Такого рода разрушительную деятельность легко порицать. Исчезли великие здания и произведения искусства. Может было бы даже сделать вывод, что лишь люди, верящие в магическую силу изображений, способны хотеть их уничтожить. И поэтому разумный способ обращения с памятниками прошлого был бы таков: относиться к ним просто как к артефактам истории.

Тем не менее, не всё не так просто. Кто бы стал доказывать после 1945 года, что улицы и площади немецких городов должны и дальше носить имя Адольфа Гитлера? Это, конечно, была не детская выходка – убрать скульптуры фюрера, а после 1989 года изображения советских лидеров в странах Центральной и Восточной Европы. Кто-то может сказать, что портреты этих лидеров и их приспешников не имели такой же художественной ценности, как великие церкви средневековой Англии или буддистская скульптура династии Тан в Китае. Но, если исходить из чисто художественных соображений, статуи генерала Ли тоже вряд ли достойны сохранения.

Вопрос в следующем: где мы должны провести линию. Следует ли судить об историческом деятеле по количеству крови на его руках? Или же мы должны установить некие временные рамки?

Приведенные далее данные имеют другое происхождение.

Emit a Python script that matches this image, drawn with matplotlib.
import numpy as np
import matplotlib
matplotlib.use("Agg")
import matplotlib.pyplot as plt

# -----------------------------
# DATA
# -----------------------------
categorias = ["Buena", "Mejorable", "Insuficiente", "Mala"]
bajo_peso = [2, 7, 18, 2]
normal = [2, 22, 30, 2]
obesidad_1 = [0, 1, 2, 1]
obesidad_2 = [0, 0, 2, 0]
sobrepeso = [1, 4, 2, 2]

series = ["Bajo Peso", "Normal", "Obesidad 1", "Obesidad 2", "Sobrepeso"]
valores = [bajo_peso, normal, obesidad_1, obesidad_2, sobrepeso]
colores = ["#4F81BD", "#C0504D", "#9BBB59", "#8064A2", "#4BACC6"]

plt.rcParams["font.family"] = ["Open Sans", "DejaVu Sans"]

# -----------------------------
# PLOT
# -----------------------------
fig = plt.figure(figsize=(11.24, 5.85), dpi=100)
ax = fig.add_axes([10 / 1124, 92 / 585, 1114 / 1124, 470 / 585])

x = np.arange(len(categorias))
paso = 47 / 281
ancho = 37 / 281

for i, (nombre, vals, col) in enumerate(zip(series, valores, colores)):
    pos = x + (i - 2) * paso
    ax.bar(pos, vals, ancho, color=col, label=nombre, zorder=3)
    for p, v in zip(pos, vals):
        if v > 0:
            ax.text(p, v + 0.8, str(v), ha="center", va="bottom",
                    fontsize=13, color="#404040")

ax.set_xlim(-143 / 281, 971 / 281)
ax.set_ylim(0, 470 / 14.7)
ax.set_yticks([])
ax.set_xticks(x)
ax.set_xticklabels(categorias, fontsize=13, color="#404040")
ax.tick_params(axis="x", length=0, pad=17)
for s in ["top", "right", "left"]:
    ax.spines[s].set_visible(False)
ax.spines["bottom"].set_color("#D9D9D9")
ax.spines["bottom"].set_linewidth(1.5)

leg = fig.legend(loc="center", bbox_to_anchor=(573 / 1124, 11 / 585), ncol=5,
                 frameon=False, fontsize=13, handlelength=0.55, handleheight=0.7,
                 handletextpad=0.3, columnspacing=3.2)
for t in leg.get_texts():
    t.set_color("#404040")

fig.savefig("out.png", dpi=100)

Есть мнение, что памятники злодеям, о которых ещё помнят живущие люди и которые могут вызывать боль у выживших жертв, следует сломать, а всё более старое – оставить. Но такой подход тоже не работает. Проходит время, а аргументы в пользу сохранения памятника Гитлеру в общественном месте (предположим, что такой ещё существует) не становятся убедительней.

В южных штатах США многие доказывают, что памятники Конфедерации следует защищать просто как напоминание о прошлом, как часть общего «наследия». Проблема в том, что история не всегда нейтральна. Она может оставаться токсичной. То, как мы рассказываем о нашем прошлом, и то, как поддерживаем живой память в форме культурных артефактов, во многом является отражением нашего коллективного самовосприятия. А оно требует определённой степени консенсуса, которого часто не существует, особенно после гражданской войны.

Случай послевоенной Германии вполне понятен. Восточная и Западная Германия начали выстраивать своё коллективное будущее в полном контрасте с нацистским прошлым. Лишь жалкие маргиналы сохраняют тёплые воспоминания о Третьем рейхе.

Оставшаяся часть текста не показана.